Wild emotions turning lethal: Guinea coach pleads to prevent repeat
Fan celebrations are an integral component of any sporting event. However, situations often demand restraint for the greater good.
As Guinea are now hoping to make more history at the African Cup of Nations, coach Kaba Diawara urged fans to conduct in a responsible manner if the result goes in their favour in Friday's quarter-final -- reminding of the recent tragedies which unfolded in their capital Conakry.
Having won their maiden knockout match of the competition this century, after Mohamed Bayo's last-gasp goal secured a 1-0 win over Equatorial Guinea in a Round of 16 fixture on Sunday, Diawara stated what the triumph meant for his side. "We were crying our eyes out," he said.
With hosts Ivory Coast being a bordering country with Guinea, their last-16 win sparked frenzied celebrations in the stadium, but Diawara felt compelled to call for calm among supporters back home.
That was after six people were reportedly killed amid celebrations in the capital Conakry following the team's 1-0 defeat of Gambia during the group stage.
Guinea is also reeling from another tragedy in December, when 24 people died and hundreds were injured in a huge blast and fire at a fuel depot in Conakry.
"We are responsible," Diawara said of the most recent disaster.
"It was because of our victory. People are so happy when the team wins that the celebrations become a bit stupid.
"Of course, there should be celebrations. Of course, there was the disaster [in December], but that is exactly it, we want to avoid having to mourn more deaths," added the former Arsenal and PSG striker.

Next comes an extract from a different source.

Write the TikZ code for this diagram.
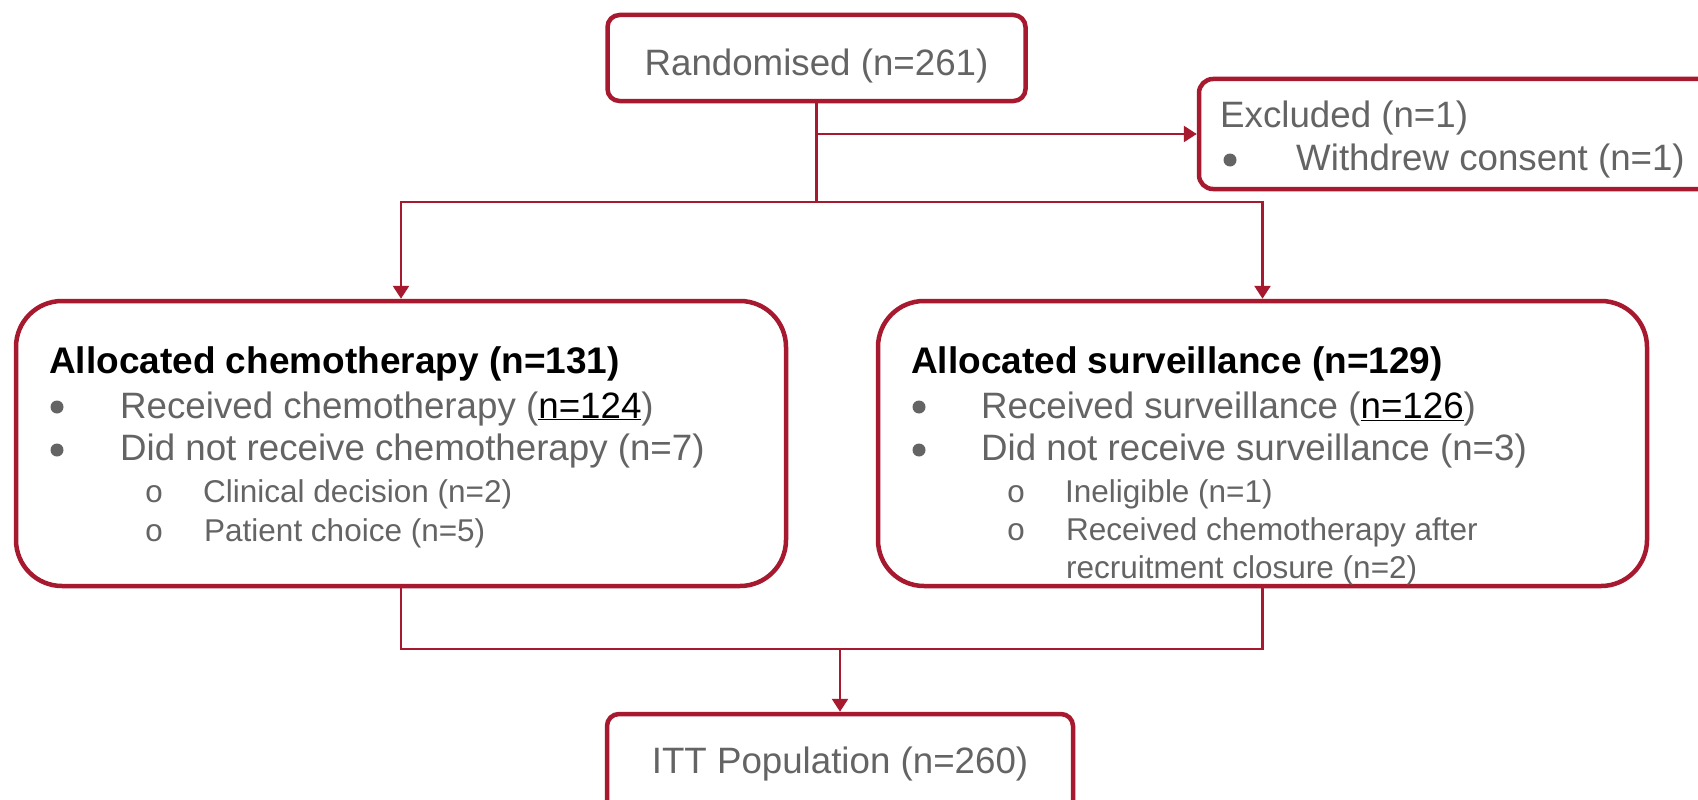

Standing in the path of Guinea -- who finished third in their group behind Senegal and Cameroon -- are Democratic Republic of Congo, ranked 67 and 13 places higher than them, but that should not intimidate the Syli Nationals (National Elephants) given how the ongoing tournament has kept churning out one upset after another. The "home" support is another factor.
"In Ivory Coast we are practically playing at home. There is a very big Guinean community. I even have a big brother who was born here, so in Ivory Coast we might as well be in Guinea," he said.
Diawara, who was born in France and represented the country at under-21 level before playing senior international football for Guinea, took charge of the national team before the last Cup of Nations in 2022, replacing Frenchman Didier Six.
He quickly made it his mission to tap into the large number of players with Guinean heritage born in Europe.
That means a squad which already contained midfielder Naby Keita, once of Liverpool, has since been strengthened by the likes of defender Mouctar Diakhaby and striker Serhou Guirassy, both former French youth internationals.
"When you go into a competition it is with the aim of going all the way, even if we have never been lucky enough to get to the semi-finals before," Diawara continued.
""For my staff and I this is really exceptional. It goes beyond football. This time we can see that the path is opening up for us."